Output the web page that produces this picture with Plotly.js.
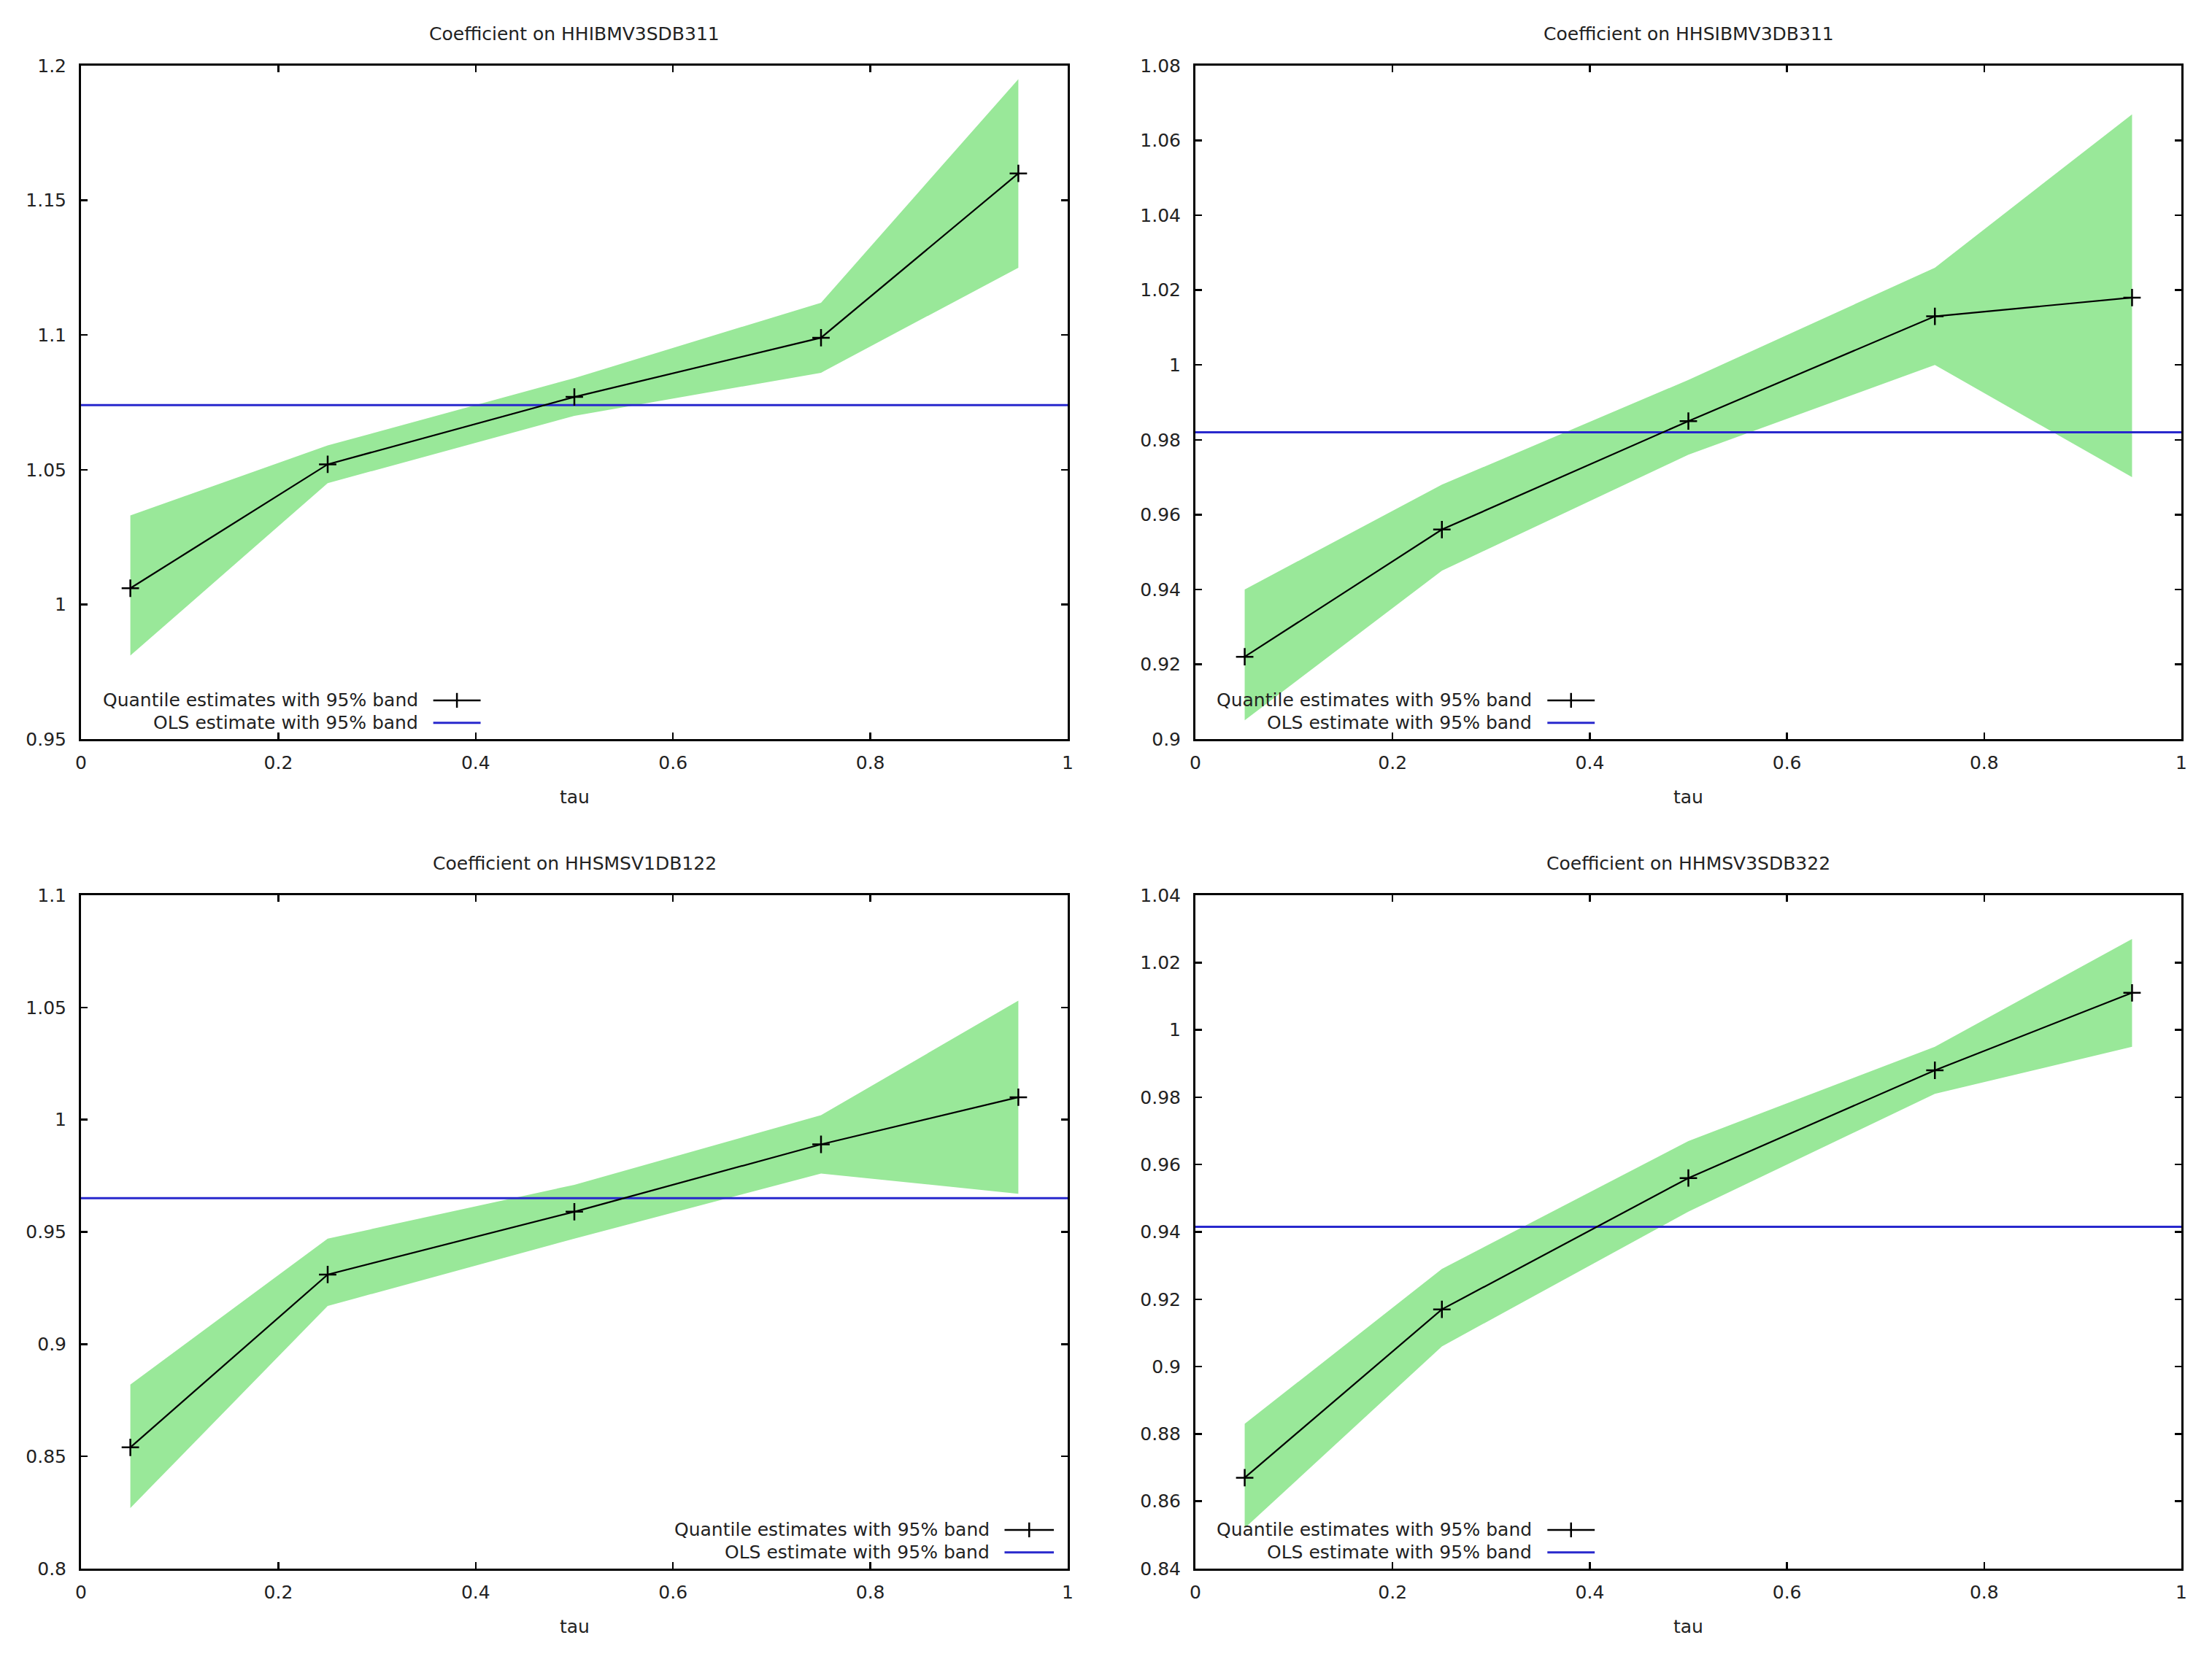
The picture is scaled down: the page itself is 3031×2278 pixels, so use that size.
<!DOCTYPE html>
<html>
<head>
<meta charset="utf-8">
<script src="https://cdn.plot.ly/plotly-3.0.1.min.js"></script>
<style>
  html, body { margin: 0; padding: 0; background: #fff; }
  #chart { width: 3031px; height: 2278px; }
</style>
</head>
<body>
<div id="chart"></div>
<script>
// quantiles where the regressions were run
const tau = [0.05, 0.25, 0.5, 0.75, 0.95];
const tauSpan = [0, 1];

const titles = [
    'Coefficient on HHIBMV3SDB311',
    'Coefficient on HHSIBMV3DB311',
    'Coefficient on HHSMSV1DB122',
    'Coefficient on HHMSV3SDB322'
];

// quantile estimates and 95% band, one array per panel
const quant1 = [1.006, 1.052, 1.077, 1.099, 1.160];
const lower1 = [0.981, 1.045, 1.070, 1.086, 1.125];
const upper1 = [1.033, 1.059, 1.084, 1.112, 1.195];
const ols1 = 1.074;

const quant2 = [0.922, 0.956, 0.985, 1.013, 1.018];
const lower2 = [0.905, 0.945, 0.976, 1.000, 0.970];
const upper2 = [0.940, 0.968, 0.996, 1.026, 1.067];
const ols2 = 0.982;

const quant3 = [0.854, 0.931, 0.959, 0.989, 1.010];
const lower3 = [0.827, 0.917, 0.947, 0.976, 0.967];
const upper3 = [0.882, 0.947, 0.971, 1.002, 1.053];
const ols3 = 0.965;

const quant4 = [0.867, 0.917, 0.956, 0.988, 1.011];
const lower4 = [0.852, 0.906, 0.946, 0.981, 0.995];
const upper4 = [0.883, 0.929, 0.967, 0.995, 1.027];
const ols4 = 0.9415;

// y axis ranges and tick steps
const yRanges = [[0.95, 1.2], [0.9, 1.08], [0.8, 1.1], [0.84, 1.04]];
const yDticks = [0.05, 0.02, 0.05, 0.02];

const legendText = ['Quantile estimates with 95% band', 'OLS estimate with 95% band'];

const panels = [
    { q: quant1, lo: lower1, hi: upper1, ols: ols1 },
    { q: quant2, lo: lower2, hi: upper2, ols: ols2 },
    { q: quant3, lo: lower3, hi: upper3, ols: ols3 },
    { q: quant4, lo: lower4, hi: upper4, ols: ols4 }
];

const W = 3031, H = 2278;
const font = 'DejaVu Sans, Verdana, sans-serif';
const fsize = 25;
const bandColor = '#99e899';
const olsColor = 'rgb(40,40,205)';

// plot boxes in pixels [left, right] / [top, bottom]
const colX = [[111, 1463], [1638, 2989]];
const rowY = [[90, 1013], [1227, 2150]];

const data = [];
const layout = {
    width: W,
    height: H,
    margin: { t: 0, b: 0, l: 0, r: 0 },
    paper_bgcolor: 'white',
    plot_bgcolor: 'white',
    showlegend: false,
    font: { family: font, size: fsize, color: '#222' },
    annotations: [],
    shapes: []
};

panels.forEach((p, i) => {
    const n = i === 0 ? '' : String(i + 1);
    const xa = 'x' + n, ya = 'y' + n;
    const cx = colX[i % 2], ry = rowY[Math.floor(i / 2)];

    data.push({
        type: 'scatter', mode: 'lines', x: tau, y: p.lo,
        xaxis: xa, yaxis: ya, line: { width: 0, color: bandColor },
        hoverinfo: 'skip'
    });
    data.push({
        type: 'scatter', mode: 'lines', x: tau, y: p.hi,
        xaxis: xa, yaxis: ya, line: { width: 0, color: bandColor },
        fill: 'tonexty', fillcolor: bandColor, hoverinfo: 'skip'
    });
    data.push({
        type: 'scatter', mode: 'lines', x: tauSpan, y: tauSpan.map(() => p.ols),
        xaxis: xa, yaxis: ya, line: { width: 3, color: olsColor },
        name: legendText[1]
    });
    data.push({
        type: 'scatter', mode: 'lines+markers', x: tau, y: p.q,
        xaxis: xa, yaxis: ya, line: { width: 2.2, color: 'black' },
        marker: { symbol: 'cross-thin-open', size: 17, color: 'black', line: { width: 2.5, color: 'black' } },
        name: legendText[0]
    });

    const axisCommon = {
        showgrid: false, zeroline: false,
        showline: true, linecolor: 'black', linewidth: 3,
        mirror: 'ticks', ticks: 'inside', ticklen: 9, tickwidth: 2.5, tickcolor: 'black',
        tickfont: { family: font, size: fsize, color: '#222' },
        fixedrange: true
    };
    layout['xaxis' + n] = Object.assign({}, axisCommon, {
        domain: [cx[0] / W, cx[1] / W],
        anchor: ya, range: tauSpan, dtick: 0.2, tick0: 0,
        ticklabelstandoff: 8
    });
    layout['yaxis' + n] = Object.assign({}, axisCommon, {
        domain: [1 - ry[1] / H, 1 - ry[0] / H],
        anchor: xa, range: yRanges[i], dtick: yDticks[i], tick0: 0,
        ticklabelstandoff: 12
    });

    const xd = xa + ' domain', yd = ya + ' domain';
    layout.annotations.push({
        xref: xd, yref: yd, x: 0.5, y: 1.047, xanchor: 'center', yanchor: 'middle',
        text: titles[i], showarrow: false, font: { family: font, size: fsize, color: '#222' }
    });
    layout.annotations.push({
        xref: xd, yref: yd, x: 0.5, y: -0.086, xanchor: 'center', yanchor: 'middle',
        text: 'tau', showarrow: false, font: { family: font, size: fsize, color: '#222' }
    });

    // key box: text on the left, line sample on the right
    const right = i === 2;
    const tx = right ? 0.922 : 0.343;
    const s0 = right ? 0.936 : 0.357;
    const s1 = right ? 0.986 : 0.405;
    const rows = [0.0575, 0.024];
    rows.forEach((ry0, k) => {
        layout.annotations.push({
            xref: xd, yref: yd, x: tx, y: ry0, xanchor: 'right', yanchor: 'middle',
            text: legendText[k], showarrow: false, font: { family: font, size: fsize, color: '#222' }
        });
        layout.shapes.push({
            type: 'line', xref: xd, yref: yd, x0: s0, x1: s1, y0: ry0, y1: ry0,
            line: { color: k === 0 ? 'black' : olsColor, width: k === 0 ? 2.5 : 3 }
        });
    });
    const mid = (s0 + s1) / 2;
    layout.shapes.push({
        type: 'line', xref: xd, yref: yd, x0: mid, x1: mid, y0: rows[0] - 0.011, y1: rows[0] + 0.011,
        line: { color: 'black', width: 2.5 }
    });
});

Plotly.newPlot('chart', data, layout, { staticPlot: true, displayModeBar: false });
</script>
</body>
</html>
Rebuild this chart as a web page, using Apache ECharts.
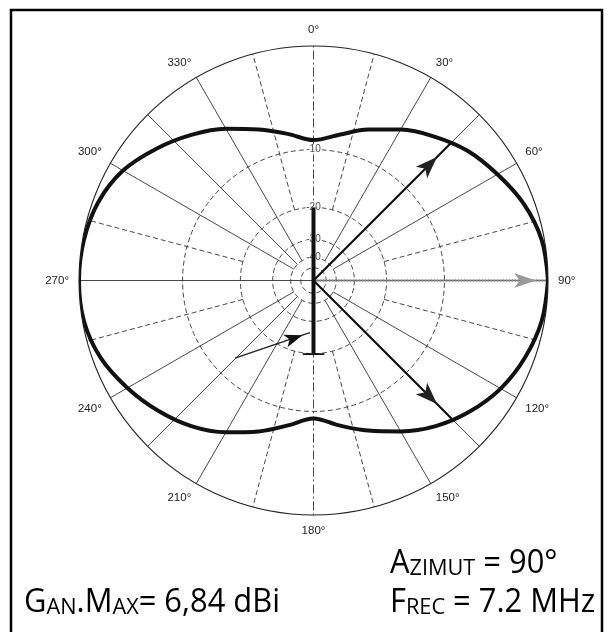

### [Your objective]
Repeat, exactly and in full, each line from the start of the data to the line that contains "const tauSpan = [0, 1];". Pictures do not go in.

### [Written answer]
Output the web page that produces this picture with Plotly.js.
The picture is scaled down: the page itself is 3031×2278 pixels, so use that size.
<!DOCTYPE html>
<html>
<head>
<meta charset="utf-8">
<script src="https://cdn.plot.ly/plotly-3.0.1.min.js"></script>
<style>
  html, body { margin: 0; padding: 0; background: #fff; }
  #chart { width: 3031px; height: 2278px; }
</style>
</head>
<body>
<div id="chart"></div>
<script>
// quantiles where the regressions were run
const tau = [0.05, 0.25, 0.5, 0.75, 0.95];
const tauSpan = [0, 1];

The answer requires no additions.